A block of data:
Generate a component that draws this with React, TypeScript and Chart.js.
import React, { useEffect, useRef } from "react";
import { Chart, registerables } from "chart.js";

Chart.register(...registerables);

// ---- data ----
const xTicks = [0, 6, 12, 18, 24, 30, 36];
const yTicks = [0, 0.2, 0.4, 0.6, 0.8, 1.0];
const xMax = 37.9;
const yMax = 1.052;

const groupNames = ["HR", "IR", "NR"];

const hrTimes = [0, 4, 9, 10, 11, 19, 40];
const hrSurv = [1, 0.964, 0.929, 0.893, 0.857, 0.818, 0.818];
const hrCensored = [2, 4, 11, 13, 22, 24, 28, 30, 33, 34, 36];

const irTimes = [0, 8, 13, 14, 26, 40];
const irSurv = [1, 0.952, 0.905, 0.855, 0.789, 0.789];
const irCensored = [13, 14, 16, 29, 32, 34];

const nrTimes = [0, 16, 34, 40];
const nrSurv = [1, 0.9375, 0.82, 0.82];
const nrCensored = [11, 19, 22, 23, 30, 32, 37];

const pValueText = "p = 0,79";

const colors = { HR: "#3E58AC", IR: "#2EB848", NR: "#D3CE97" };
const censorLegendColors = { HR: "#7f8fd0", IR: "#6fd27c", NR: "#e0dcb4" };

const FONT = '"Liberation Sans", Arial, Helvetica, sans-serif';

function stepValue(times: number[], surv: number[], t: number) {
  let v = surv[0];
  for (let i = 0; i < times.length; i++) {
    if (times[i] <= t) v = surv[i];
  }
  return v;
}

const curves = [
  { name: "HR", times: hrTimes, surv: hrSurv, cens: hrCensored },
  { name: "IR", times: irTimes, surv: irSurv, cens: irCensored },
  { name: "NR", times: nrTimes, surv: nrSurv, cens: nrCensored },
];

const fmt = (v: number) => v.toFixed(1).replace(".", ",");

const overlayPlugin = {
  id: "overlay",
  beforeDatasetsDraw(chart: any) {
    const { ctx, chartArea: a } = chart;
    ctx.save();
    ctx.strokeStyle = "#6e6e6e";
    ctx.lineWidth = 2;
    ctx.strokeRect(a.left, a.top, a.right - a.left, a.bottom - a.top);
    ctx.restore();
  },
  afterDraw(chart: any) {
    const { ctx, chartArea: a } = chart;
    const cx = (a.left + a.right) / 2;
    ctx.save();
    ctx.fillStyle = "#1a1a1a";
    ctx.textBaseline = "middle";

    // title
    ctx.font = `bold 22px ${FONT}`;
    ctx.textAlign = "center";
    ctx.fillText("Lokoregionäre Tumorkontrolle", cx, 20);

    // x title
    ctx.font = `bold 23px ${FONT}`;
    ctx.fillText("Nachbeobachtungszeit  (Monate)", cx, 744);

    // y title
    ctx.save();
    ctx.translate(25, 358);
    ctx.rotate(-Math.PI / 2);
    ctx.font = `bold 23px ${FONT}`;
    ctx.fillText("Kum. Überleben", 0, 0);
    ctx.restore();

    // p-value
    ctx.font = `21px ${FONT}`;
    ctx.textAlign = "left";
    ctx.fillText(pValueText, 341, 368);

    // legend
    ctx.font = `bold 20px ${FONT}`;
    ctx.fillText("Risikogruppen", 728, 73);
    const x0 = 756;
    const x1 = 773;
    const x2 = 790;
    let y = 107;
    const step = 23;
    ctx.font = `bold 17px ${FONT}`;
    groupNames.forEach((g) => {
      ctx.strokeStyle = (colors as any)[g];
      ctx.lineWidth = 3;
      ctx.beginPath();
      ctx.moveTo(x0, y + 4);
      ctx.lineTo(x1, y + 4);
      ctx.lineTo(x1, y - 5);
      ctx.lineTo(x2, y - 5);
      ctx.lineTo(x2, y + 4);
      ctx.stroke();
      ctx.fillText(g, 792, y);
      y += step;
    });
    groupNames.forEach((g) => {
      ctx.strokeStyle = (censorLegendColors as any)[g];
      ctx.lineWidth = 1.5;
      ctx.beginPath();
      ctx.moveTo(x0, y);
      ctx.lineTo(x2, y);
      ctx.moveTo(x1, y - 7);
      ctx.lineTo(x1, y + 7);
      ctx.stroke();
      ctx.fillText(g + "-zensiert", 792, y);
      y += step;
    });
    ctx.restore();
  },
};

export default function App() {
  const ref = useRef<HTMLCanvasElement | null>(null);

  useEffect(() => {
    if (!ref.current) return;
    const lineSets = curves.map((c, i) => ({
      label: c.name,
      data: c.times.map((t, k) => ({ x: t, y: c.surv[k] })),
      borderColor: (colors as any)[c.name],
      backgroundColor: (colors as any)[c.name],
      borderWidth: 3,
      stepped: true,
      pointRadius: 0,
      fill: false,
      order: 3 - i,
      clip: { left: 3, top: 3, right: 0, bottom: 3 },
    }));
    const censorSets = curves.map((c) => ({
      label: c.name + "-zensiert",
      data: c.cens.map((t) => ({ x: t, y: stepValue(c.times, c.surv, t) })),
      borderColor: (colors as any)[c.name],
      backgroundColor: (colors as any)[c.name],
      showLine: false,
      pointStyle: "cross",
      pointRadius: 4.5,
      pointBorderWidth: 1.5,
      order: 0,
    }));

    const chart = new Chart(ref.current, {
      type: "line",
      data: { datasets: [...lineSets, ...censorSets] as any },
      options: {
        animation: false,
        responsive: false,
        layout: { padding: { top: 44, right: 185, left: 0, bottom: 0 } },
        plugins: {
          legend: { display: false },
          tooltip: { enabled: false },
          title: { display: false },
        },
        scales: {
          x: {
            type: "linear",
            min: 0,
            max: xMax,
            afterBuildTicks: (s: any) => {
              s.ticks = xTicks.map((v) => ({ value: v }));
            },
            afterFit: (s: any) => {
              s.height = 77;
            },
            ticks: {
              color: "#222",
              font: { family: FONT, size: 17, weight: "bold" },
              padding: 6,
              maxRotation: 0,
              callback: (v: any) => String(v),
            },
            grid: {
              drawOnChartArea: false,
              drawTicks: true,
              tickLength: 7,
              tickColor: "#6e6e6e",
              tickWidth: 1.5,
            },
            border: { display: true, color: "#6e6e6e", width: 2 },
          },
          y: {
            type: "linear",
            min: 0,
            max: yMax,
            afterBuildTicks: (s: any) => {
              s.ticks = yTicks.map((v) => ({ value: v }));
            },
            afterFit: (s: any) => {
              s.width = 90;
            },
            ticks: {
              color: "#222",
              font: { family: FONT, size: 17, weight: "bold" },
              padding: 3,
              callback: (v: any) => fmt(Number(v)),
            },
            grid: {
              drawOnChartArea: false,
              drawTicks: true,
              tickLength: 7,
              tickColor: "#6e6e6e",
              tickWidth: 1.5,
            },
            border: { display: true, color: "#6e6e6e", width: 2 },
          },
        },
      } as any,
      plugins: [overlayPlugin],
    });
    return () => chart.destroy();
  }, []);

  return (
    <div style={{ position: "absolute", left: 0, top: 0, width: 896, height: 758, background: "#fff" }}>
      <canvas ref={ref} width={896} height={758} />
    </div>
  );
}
* * *
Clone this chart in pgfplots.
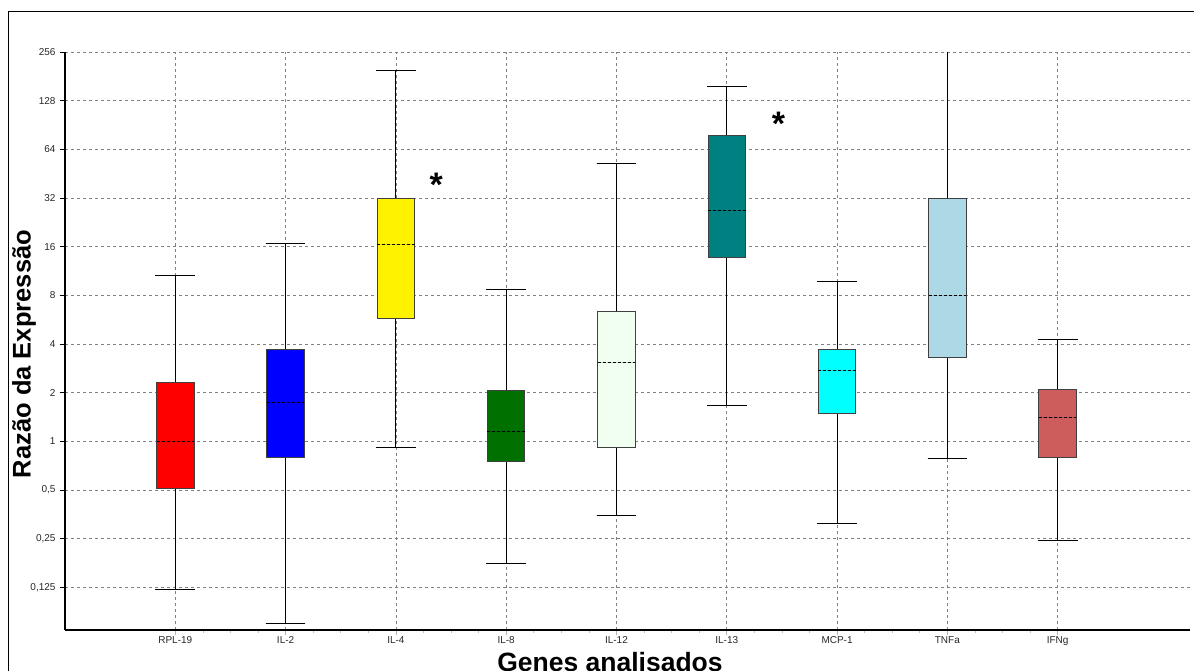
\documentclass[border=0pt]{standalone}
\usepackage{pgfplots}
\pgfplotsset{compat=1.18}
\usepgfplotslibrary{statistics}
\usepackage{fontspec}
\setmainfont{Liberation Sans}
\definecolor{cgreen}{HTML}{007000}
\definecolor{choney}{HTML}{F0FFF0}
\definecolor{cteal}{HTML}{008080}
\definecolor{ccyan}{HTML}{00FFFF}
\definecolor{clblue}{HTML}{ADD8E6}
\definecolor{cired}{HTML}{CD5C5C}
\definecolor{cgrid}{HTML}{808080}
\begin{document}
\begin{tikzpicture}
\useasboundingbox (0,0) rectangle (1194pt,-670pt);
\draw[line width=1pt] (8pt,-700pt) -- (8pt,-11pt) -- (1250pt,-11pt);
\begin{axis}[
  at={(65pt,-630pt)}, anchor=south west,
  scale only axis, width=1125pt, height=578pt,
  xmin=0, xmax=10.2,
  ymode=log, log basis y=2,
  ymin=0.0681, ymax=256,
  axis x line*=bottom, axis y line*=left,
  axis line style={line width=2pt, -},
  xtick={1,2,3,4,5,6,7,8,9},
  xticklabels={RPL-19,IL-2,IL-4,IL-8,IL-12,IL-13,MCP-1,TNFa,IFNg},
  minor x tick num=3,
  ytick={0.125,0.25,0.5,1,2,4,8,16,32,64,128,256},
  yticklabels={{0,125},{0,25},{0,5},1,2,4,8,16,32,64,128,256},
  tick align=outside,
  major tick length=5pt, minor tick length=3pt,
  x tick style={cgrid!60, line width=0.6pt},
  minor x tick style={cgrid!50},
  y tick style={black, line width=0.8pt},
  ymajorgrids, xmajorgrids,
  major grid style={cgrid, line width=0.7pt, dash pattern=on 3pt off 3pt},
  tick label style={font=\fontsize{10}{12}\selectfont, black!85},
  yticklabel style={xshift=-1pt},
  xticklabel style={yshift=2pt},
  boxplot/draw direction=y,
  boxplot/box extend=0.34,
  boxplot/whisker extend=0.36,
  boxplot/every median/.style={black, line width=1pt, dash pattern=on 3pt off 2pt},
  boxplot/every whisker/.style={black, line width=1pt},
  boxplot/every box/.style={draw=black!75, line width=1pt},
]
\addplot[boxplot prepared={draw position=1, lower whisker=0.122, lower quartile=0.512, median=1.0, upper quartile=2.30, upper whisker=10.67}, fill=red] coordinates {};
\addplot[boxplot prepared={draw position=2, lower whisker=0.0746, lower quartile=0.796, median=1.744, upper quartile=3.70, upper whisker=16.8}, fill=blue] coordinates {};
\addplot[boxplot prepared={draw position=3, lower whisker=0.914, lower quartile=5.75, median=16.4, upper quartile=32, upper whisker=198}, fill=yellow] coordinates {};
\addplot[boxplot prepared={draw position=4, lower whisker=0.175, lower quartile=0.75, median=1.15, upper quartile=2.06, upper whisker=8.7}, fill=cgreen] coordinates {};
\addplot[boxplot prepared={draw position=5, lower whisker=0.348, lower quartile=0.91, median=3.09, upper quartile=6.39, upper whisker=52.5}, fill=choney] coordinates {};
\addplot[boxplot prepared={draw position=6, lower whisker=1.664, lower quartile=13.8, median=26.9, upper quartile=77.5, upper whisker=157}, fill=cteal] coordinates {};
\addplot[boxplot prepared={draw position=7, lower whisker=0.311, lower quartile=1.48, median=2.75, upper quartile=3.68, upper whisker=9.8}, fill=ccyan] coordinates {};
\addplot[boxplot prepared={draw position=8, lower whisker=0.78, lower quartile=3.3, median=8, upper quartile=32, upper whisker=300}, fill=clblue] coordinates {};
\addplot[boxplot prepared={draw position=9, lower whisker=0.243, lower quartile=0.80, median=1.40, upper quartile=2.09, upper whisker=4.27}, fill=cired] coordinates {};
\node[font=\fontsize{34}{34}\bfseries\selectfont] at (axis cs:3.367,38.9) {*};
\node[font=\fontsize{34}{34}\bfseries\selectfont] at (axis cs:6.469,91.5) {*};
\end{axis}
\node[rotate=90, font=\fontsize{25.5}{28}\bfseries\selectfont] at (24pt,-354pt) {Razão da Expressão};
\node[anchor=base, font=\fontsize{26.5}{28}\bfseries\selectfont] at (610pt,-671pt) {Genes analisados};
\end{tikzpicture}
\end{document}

_What to do_
Reproduce only the lines from the one containing "Generate a component" through the one containing "const irCensored = [13, 14, 16, 29, 32, 34];", inclusive of both.

_Output of the exercise_
Generate a component that draws this with React, TypeScript and Chart.js.
import React, { useEffect, useRef } from "react";
import { Chart, registerables } from "chart.js";

Chart.register(...registerables);

// ---- data ----
const xTicks = [0, 6, 12, 18, 24, 30, 36];
const yTicks = [0, 0.2, 0.4, 0.6, 0.8, 1.0];
const xMax = 37.9;
const yMax = 1.052;

const groupNames = ["HR", "IR", "NR"];

const hrTimes = [0, 4, 9, 10, 11, 19, 40];
const hrSurv = [1, 0.964, 0.929, 0.893, 0.857, 0.818, 0.818];
const hrCensored = [2, 4, 11, 13, 22, 24, 28, 30, 33, 34, 36];

const irTimes = [0, 8, 13, 14, 26, 40];
const irSurv = [1, 0.952, 0.905, 0.855, 0.789, 0.789];
const irCensored = [13, 14, 16, 29, 32, 34];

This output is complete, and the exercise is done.